[Figure scripts]
------------------------------
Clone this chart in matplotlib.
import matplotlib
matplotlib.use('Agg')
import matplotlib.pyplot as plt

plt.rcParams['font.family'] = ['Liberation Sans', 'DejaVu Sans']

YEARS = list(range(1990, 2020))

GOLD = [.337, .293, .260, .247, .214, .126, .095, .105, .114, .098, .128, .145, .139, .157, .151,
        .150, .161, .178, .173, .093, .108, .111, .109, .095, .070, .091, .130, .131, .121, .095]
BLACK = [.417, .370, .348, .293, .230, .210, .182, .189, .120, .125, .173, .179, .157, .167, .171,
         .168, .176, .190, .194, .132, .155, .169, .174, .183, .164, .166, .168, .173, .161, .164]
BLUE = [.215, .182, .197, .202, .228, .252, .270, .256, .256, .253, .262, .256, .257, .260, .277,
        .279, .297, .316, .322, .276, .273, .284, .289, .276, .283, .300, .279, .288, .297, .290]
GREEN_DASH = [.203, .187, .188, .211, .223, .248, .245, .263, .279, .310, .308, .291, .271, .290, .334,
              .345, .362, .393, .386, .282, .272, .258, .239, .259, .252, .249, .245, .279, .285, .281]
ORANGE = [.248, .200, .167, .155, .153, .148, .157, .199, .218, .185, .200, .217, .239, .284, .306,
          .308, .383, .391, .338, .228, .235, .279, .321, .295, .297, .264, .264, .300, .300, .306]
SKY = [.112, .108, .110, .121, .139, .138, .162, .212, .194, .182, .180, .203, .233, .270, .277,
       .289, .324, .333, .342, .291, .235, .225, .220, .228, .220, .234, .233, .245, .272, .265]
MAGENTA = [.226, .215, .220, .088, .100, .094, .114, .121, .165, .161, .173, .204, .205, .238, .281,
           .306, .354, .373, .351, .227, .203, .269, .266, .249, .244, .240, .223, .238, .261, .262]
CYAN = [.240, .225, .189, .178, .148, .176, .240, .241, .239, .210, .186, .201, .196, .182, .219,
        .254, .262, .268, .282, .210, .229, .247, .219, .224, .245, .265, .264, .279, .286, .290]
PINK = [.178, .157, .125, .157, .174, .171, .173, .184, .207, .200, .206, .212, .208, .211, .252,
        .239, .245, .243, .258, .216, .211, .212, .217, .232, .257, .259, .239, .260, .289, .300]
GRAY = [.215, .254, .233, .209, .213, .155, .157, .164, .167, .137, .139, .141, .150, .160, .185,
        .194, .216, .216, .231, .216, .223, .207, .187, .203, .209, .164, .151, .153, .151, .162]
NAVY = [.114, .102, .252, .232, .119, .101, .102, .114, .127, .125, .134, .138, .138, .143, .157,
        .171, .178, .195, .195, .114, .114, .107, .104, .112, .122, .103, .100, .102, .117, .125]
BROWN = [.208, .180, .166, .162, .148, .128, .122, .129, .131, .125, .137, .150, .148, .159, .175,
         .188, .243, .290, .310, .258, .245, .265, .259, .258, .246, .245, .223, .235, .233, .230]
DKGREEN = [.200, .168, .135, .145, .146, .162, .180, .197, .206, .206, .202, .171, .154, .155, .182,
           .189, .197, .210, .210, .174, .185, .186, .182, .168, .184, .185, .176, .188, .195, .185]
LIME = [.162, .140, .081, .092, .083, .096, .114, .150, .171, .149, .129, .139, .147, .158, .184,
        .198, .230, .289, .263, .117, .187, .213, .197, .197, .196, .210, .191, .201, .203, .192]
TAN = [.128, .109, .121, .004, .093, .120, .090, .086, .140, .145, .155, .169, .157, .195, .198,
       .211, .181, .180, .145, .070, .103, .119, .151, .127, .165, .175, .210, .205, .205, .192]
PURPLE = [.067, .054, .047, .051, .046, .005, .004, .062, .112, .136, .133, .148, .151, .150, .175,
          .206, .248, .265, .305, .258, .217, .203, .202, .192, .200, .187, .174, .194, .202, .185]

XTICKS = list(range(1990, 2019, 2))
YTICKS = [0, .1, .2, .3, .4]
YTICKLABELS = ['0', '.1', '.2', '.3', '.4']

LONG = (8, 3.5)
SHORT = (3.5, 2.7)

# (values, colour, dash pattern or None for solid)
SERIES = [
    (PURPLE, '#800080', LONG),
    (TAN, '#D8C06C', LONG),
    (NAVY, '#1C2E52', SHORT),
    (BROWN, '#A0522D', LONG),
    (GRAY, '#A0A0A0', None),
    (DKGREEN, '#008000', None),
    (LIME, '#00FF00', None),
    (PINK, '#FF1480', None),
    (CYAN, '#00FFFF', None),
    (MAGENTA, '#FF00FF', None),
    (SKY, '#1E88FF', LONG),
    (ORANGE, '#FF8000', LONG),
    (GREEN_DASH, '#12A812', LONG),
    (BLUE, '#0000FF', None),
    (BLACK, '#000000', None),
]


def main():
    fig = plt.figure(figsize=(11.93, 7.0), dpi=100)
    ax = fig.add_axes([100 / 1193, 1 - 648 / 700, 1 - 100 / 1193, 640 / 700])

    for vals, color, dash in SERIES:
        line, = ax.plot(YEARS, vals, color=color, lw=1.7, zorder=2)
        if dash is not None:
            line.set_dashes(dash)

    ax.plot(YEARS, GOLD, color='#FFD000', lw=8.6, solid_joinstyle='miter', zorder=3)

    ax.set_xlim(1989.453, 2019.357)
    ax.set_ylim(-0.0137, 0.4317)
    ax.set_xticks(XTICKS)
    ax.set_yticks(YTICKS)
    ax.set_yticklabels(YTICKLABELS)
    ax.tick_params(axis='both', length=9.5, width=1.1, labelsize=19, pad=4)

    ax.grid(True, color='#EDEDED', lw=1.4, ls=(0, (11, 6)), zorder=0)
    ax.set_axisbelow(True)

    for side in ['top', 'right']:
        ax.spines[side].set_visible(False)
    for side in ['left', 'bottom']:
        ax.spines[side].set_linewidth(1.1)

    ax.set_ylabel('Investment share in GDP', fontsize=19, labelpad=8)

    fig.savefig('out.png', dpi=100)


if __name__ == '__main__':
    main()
------------------------------
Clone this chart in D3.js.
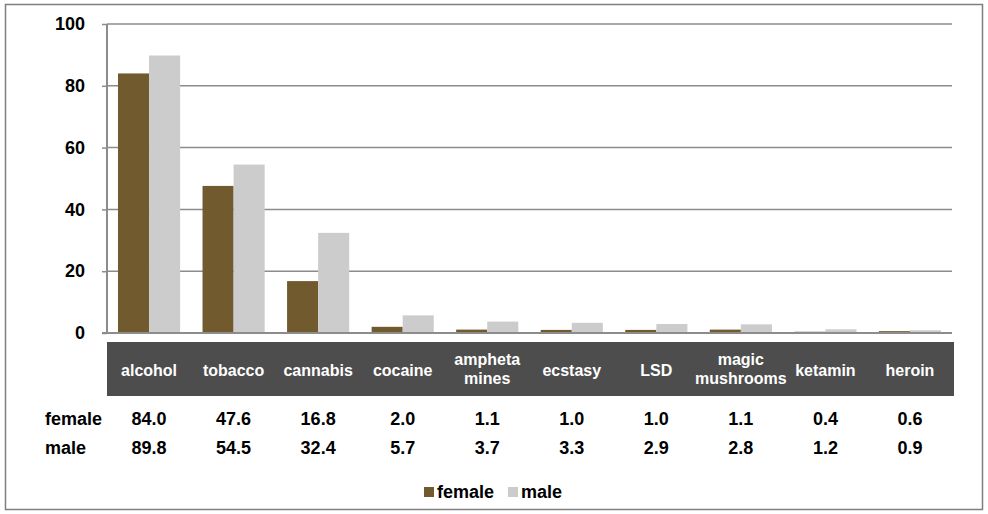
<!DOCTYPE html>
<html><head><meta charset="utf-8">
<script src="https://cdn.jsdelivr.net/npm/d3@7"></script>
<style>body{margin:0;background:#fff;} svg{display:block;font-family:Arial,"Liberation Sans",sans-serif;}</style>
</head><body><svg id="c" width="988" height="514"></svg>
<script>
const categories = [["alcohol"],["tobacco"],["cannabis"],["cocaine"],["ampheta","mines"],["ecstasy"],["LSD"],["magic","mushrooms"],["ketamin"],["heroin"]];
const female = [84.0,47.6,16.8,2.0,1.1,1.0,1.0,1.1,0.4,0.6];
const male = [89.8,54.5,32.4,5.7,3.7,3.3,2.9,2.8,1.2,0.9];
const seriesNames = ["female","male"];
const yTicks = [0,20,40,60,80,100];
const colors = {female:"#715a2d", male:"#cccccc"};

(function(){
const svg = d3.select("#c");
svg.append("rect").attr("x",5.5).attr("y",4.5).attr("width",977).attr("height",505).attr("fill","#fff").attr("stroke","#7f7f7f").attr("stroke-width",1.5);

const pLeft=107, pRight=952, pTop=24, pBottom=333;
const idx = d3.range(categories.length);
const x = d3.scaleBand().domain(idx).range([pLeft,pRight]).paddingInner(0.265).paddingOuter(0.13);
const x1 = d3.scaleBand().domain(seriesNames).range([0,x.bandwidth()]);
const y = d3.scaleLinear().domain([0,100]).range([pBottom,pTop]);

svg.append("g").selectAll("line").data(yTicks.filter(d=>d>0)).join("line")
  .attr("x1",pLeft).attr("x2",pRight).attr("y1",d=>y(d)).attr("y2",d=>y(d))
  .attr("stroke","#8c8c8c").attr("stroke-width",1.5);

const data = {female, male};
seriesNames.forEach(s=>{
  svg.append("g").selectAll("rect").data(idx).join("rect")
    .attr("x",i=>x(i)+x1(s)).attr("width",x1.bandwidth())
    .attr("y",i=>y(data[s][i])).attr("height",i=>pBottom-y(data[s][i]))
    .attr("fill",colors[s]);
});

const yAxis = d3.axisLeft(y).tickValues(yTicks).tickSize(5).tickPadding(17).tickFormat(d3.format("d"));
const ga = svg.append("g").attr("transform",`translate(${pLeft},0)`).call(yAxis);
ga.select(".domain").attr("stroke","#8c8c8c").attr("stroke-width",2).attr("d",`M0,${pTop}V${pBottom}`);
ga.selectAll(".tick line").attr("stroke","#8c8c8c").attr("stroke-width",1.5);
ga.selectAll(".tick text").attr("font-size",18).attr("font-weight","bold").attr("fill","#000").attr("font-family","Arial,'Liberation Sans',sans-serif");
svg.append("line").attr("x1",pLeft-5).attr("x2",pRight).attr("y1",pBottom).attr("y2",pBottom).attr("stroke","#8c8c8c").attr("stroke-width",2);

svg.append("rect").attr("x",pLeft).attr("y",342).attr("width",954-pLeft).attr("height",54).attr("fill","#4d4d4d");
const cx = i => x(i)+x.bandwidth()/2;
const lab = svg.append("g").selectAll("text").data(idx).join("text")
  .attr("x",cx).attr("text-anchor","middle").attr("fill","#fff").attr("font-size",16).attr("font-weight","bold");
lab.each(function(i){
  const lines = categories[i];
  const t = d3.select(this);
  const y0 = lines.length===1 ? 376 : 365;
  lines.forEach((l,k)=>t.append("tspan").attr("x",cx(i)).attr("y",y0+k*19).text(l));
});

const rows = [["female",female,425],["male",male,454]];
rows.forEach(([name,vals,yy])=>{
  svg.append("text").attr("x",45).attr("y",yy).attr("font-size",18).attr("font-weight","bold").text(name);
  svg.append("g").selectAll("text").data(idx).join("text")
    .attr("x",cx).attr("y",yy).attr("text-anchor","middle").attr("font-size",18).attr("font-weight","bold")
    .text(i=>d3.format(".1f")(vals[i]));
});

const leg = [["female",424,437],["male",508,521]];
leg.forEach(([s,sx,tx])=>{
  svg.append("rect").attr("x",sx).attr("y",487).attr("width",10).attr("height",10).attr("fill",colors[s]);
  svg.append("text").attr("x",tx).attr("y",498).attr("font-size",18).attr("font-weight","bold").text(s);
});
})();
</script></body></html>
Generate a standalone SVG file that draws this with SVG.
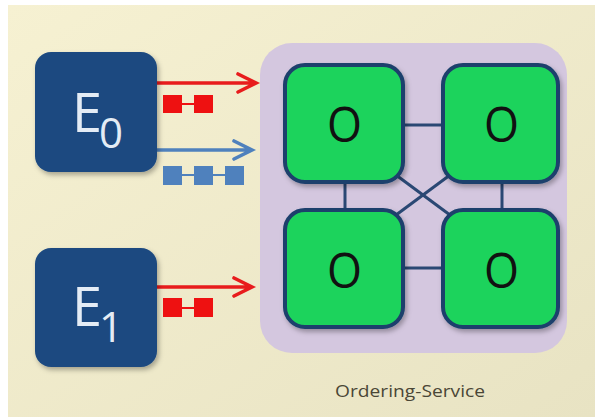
------------------------------
■ **EXERCISE AIM**:
Show each line of the data that contains the string "chart".

■ **CORRECT RESPONSE**:
Clone this chart in matplotlib.
Clone this chart in D3.js.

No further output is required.